Luanda - Angola cumpre, 38 anos como país independente, com os analistas a dividirem-se, na altura de fazer o balanço, entre as conquistas e as expectativas frustradas.

Fonte: DN

Belarmino Van-Dúnem, analista político e colunista do estatal Jornal de Angola, e Filomeno Vieira Lopes, secretário-geral do partido na oposição Bloco Democrático, concordam numa coisa: Angola desperdiçou recursos humanos e naturais durante a guerra civil, que consumiu quase três décadas de independência, e ainda está a pagar a fatura.

Sobre tudo o resto, um vê o copo meio cheio, o outro meio vazio. Van-Dúnem faz um balanço "extremamente positivo" das conquistas do regime liderado por José Eduardo dos Santos, que, desde o fim da guerra civil, em 2002, "tem tentado reconstruir o país". Já Vieira Lopes constata "um défice" nos "ideais de liberdade e justiça social" que acompanharam a independência, atualmente "postos em causa".

Hoje, Angola é um país "integrado" e "interligado", onde os habitantes "de Cabinda ou Cunene podem circular livremente", por estrada ou ligação aérea, elogia Van-Dúnem. O desenvolvimento económico é "bastante marcável" e o "parque industrial está a ser recuperado", enquanto "uma classe média angolana está a emergir, lentamente", retrata.

Van-Dúnem reconhece que "há um trabalho" a "fazer do ponto de vista social, do combate à pobreza, do reforço das instituições públicas" e aventa um reequilíbrio da balança comercial, para que o país passe a exportar tanto quanto importa.

Sobre o poder político, contestado externa e internamente, o analista defende que "é preciso ultrapassar a visão monolítica do sistema democrático, que não pode ser adotada para todos os países".

O sistema constitucional e político angolano tem "especificidades próprias" e "cada democracia tem as suas regras e a sua própria forma de gestão", frisa, comentando a recente decisão do Tribunal Constitucional de retirar ao Parlamento a capacidade de fiscalizar o Executivo. Em causa está um acórdão que considera inconstitucionais algumas disposições do Regimento da Assembleia Nacional, passando a impedir interpelações diretas a ministros e perguntas ao Governo.

"Não devemos ter complexos", desvaloriza, lembrando que o sistema angolano é presidencialista, tendo o chefe de Estado também o poder executivo, enquanto o português é parlamentar e que uma realidade não pode ser transposta para outra.

O regime "tem exercido violência sobre os outros grupos" políticos e sociais, o que impede que se alcancem as "aspirações" da independência, contrapõe Filomeno Vieira Lopes. O exercício do poder em Angola "não permite uma harmonia social" e põe em causa a "coesão" do país. "Muito embora haja um multipartidarismo formal, continuamos com extremas dificuldades", constata.

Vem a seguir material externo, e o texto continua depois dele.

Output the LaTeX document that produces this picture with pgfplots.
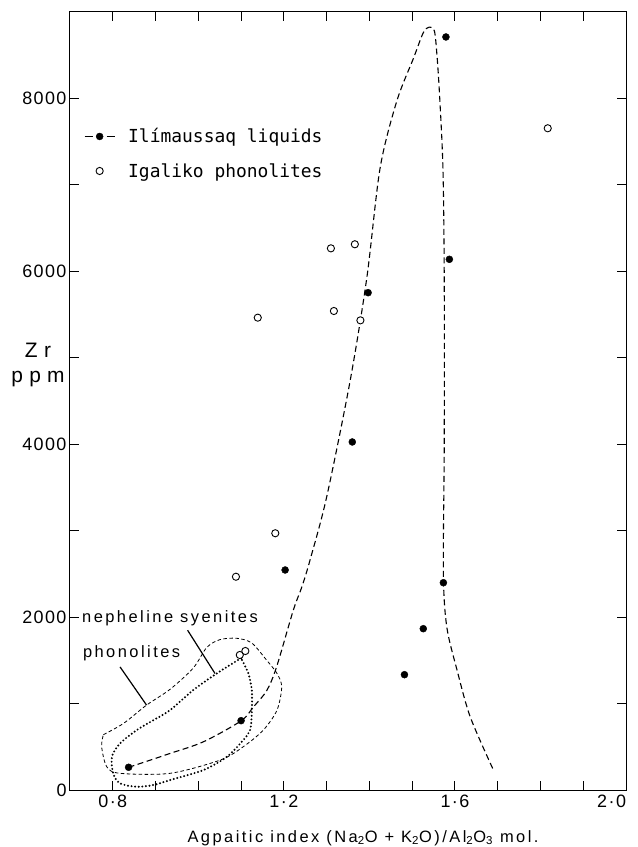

Angola está numa "fase de transição para a democracia" e num processo de "acumulação de capital", que tem gerado "uma diferença abismal entre pobres e ricos", que "não ajuda os ideais de justiça social", sustenta.

"Temos todo um conjunto de liberdades que se encontram ainda coartadas", exemplifica, identificando as liberdades de expressão, comunicação, manifestação e reunião. "Os problemas que temos são, efetivamente, nossos", mas é de exclusiva responsabilidade interna a "possibilidade de progredir", realça.

Os "problemas" tornam "a independência amarga em vários aspetos" e revelam que "o usufruto do resultado" da luta pela independência "não foi de todos", resume, considerando que a maior conquista desde a independência foi, sobretudo, formal, com os angolanos a passarem a assumir a condução do país.